* _AIM_
Drop the images; return everything else in the listing below exactly.

* _SUPPLIED MATERIAL_
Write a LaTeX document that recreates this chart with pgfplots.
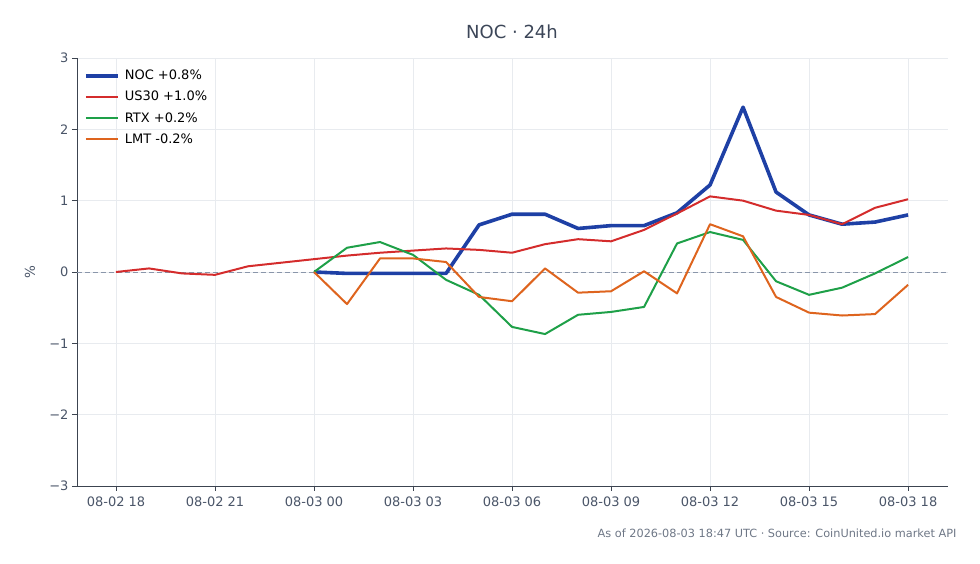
\documentclass[border=0pt]{standalone}
\usepackage{fontspec}
\setmainfont{DejaVu Sans}
\usepackage{pgfplots}
\pgfplotsset{compat=1.18}
\definecolor{nocblue}{RGB}{30,64,165}
\definecolor{usred}{RGB}{212,44,44}
\definecolor{rtxgreen}{RGB}{30,160,72}
\definecolor{lmtorange}{RGB}{222,100,30}
\definecolor{ticktext}{RGB}{74,85,104}
\definecolor{titletext}{RGB}{60,70,88}
\definecolor{axisline}{RGB}{60,68,80}
\definecolor{gridc}{RGB}{232,235,239}
\definecolor{zeroline}{RGB}{138,150,170}

\begin{document}
\begin{tikzpicture}[x=1pt,y=1pt]
\useasboundingbox (0,0) rectangle (980,564);
\begin{axis}[
    at={(77pt,78pt)}, anchor=south west,
    scale only axis,
    width=871pt, height=428pt,
    xmin=-1.182, xmax=25.21,
    ymin=-3, ymax=3,
    axis x line*=bottom, axis y line*=left,
    axis line style={draw=axisline, line width=0.9pt},
    xtick={0,3,...,24},
    xticklabels={08-02 18,08-02 21,08-03 00,08-03 03,08-03 06,08-03 09,08-03 12,08-03 15,08-03 18},
    ytick={-3,-2,...,3},
    yticklabels={−3,−2,−1,0,1,2,3},
    tick align=outside,
    major tick length=5pt,
    tick style={draw=axisline, line width=0.9pt},
    ticklabel style={font=\fontsize{13}{15}\selectfont, text=ticktext},
    xticklabel style={yshift=-2pt},
    grid=major,
    grid style={draw=gridc, line width=0.6pt},
    ylabel={\%},
    every axis y label/.style={at={(-47pt,214pt)}, rotate=90, anchor=center,
        font=\fontsize{13.5}{15}\selectfont, text=ticktext},
    legend style={at={(4pt,420pt)}, anchor=north west, draw=none, fill=none,
        font=\fontsize{13}{15}\selectfont, row sep=6pt,
        /tikz/every odd column/.append style={column sep=3pt}},
    legend cell align=left,
    legend image code/.code={\draw[#1] (0pt,0pt) -- (32pt,0pt);},
]
\addplot[draw=zeroline, line width=0.9pt, dash pattern=on 5pt off 3pt, forget plot] coordinates {(-1.182,0) (25.21,0)};

\addplot[nocblue, line width=3.6pt, line join=round] coordinates {
 (6,0.00) (7,-0.02) (8,-0.02) (9,-0.02) (10,-0.02) (11,0.66) (12,0.81) (13,0.81)
 (14,0.61) (15,0.65) (16,0.65) (17,0.83) (18,1.22) (19,2.31) (20,1.12) (21,0.80)
 (22,0.67) (23,0.70) (24,0.80)
};
\addlegendentry{NOC +0.8\%}

\addplot[usred, line width=2pt, line join=round] coordinates {
 (0,0.00) (1,0.05) (2,-0.02) (3,-0.04) (4,0.08) (5,0.13) (6,0.18) (7,0.23) (8,0.27)
 (9,0.30) (10,0.33) (11,0.31) (12,0.27) (13,0.39) (14,0.46) (15,0.43) (16,0.59)
 (17,0.82) (18,1.06) (19,1.00) (20,0.86) (21,0.80) (22,0.67) (23,0.90) (24,1.02)
};
\addlegendentry{US30 +1.0\%}

\addplot[rtxgreen, line width=2pt, line join=round] coordinates {
 (6,0.00) (7,0.34) (8,0.42) (9,0.24) (10,-0.11) (11,-0.32) (12,-0.77) (13,-0.87)
 (14,-0.60) (15,-0.56) (16,-0.49) (17,0.40) (18,0.56) (19,0.45) (20,-0.13)
 (21,-0.32) (22,-0.22) (23,-0.02) (24,0.21)
};
\addlegendentry{RTX +0.2\%}

\addplot[lmtorange, line width=2pt, line join=round] coordinates {
 (6,0.00) (7,-0.45) (8,0.19) (9,0.19) (10,0.14) (11,-0.35) (12,-0.41) (13,0.05)
 (14,-0.29) (15,-0.27) (16,0.01) (17,-0.30) (18,0.67) (19,0.50) (20,-0.35)
 (21,-0.57) (22,-0.61) (23,-0.59) (24,-0.18)
};
\addlegendentry{LMT -0.2\%}
\end{axis}
\node[font=\fontsize{18}{20}\selectfont, text=titletext] at (512,532) {NOC · 24h};
\node[anchor=east, font=\fontsize{11.3}{13}\selectfont, text=ticktext!80] at (960,31) {As of 2026-08-03 18:47 UTC · Source: CoinUnited.io market API};
\end{tikzpicture}
\end{document}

* _OUTPUT FOR THIS TASK_
Write a LaTeX document that recreates this chart with pgfplots.
\documentclass[border=0pt]{standalone}
\usepackage{fontspec}
\setmainfont{DejaVu Sans}
\usepackage{pgfplots}
\pgfplotsset{compat=1.18}
\definecolor{nocblue}{RGB}{30,64,165}
\definecolor{usred}{RGB}{212,44,44}
\definecolor{rtxgreen}{RGB}{30,160,72}
\definecolor{lmtorange}{RGB}{222,100,30}
\definecolor{ticktext}{RGB}{74,85,104}
\definecolor{titletext}{RGB}{60,70,88}
\definecolor{axisline}{RGB}{60,68,80}
\definecolor{gridc}{RGB}{232,235,239}
\definecolor{zeroline}{RGB}{138,150,170}

\begin{document}
\begin{tikzpicture}[x=1pt,y=1pt]
\useasboundingbox (0,0) rectangle (980,564);
\begin{axis}[
    at={(77pt,78pt)}, anchor=south west,
    scale only axis,
    width=871pt, height=428pt,
    xmin=-1.182, xmax=25.21,
    ymin=-3, ymax=3,
    axis x line*=bottom, axis y line*=left,
    axis line style={draw=axisline, line width=0.9pt},
    xtick={0,3,...,24},
    xticklabels={08-02 18,08-02 21,08-03 00,08-03 03,08-03 06,08-03 09,08-03 12,08-03 15,08-03 18},
    ytick={-3,-2,...,3},
    yticklabels={−3,−2,−1,0,1,2,3},
    tick align=outside,
    major tick length=5pt,
    tick style={draw=axisline, line width=0.9pt},
    ticklabel style={font=\fontsize{13}{15}\selectfont, text=ticktext},
    xticklabel style={yshift=-2pt},
    grid=major,
    grid style={draw=gridc, line width=0.6pt},
    ylabel={\%},
    every axis y label/.style={at={(-47pt,214pt)}, rotate=90, anchor=center,
        font=\fontsize{13.5}{15}\selectfont, text=ticktext},
    legend style={at={(4pt,420pt)}, anchor=north west, draw=none, fill=none,
        font=\fontsize{13}{15}\selectfont, row sep=6pt,
        /tikz/every odd column/.append style={column sep=3pt}},
    legend cell align=left,
    legend image code/.code={\draw[#1] (0pt,0pt) -- (32pt,0pt);},
]
\addplot[draw=zeroline, line width=0.9pt, dash pattern=on 5pt off 3pt, forget plot] coordinates {(-1.182,0) (25.21,0)};

\addplot[nocblue, line width=3.6pt, line join=round] coordinates {
 (6,0.00) (7,-0.02) (8,-0.02) (9,-0.02) (10,-0.02) (11,0.66) (12,0.81) (13,0.81)
 (14,0.61) (15,0.65) (16,0.65) (17,0.83) (18,1.22) (19,2.31) (20,1.12) (21,0.80)
 (22,0.67) (23,0.70) (24,0.80)
};
\addlegendentry{NOC +0.8\%}

\addplot[usred, line width=2pt, line join=round] coordinates {
 (0,0.00) (1,0.05) (2,-0.02) (3,-0.04) (4,0.08) (5,0.13) (6,0.18) (7,0.23) (8,0.27)
 (9,0.30) (10,0.33) (11,0.31) (12,0.27) (13,0.39) (14,0.46) (15,0.43) (16,0.59)
 (17,0.82) (18,1.06) (19,1.00) (20,0.86) (21,0.80) (22,0.67) (23,0.90) (24,1.02)
};
\addlegendentry{US30 +1.0\%}

\addplot[rtxgreen, line width=2pt, line join=round] coordinates {
 (6,0.00) (7,0.34) (8,0.42) (9,0.24) (10,-0.11) (11,-0.32) (12,-0.77) (13,-0.87)
 (14,-0.60) (15,-0.56) (16,-0.49) (17,0.40) (18,0.56) (19,0.45) (20,-0.13)
 (21,-0.32) (22,-0.22) (23,-0.02) (24,0.21)
};
\addlegendentry{RTX +0.2\%}

\addplot[lmtorange, line width=2pt, line join=round] coordinates {
 (6,0.00) (7,-0.45) (8,0.19) (9,0.19) (10,0.14) (11,-0.35) (12,-0.41) (13,0.05)
 (14,-0.29) (15,-0.27) (16,0.01) (17,-0.30) (18,0.67) (19,0.50) (20,-0.35)
 (21,-0.57) (22,-0.61) (23,-0.59) (24,-0.18)
};
\addlegendentry{LMT -0.2\%}
\end{axis}
\node[font=\fontsize{18}{20}\selectfont, text=titletext] at (512,532) {NOC · 24h};
\node[anchor=east, font=\fontsize{11.3}{13}\selectfont, text=ticktext!80] at (960,31) {As of 2026-08-03 18:47 UTC · Source: CoinUnited.io market API};
\end{tikzpicture}
\end{document}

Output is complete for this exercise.